Thursday, August 28, 2014

French Immersion

About this time last year I was traveling from Vancouver to Montreal and eventually to London for work. It wasn't the first time I had done that particular route but it was the first time I drummed up the courage to dust off my awful western Canadian anglophone elective-course high school French and speak la belle langue wherever I went.

Getting into a cab at the airport I asked the driver to take me to my hotel at neuf-cent boulevard Rene Levesque. The driver asked me where I was from, where I was going to, what I was doing in Montreal. In French. I answered, haltingly at first, only slightly less haltingly as old words I had not used for years started to bubble to the surface, punctuating my sentences with apologies for my awful French. He told me his English was worse and encouraged me to practice. We mostly talked about hockey for the rest of the ride.

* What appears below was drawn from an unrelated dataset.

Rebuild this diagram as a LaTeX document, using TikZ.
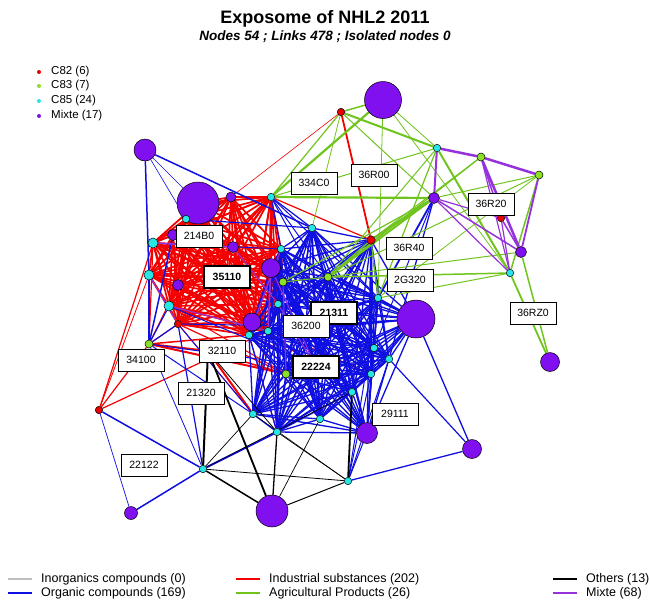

Searching out dinner I figured I'd keep the momentum I had been building and ordered in French. The waiter responded in English. Dammit.

Two days later I was on the red-eye from Montreal to London. A lady sat down next to me. I asked her in English if she was traveling beyond London. She shook her head apologetically. "No English".

Ou voyages-tu, apres Londres?

"Ah! Syrie!"

It could have been "A Syrie" but I could swear there was an exclamation in the middle.

This was well after the Syrian civil war reduced formerly great cities like Homs to dust and ghosts. She was traveling to see her family whom, she assured me, was neither dust nor ghosts. We talked for the whole plane trip. In French. I think she knew more English than she let on, but she wasn't comfortable speaking it, and I knew no Arabic. We mostly talked about the past, present, and future of Syria.

Time has taken from me many of the the details of our conversation. I do not know where she was traveling within Syria.

After arriving in London I wished her well on the next leg of her trip and thanked her for the opportunity to practice my French.

I hope she was able to get out with her family.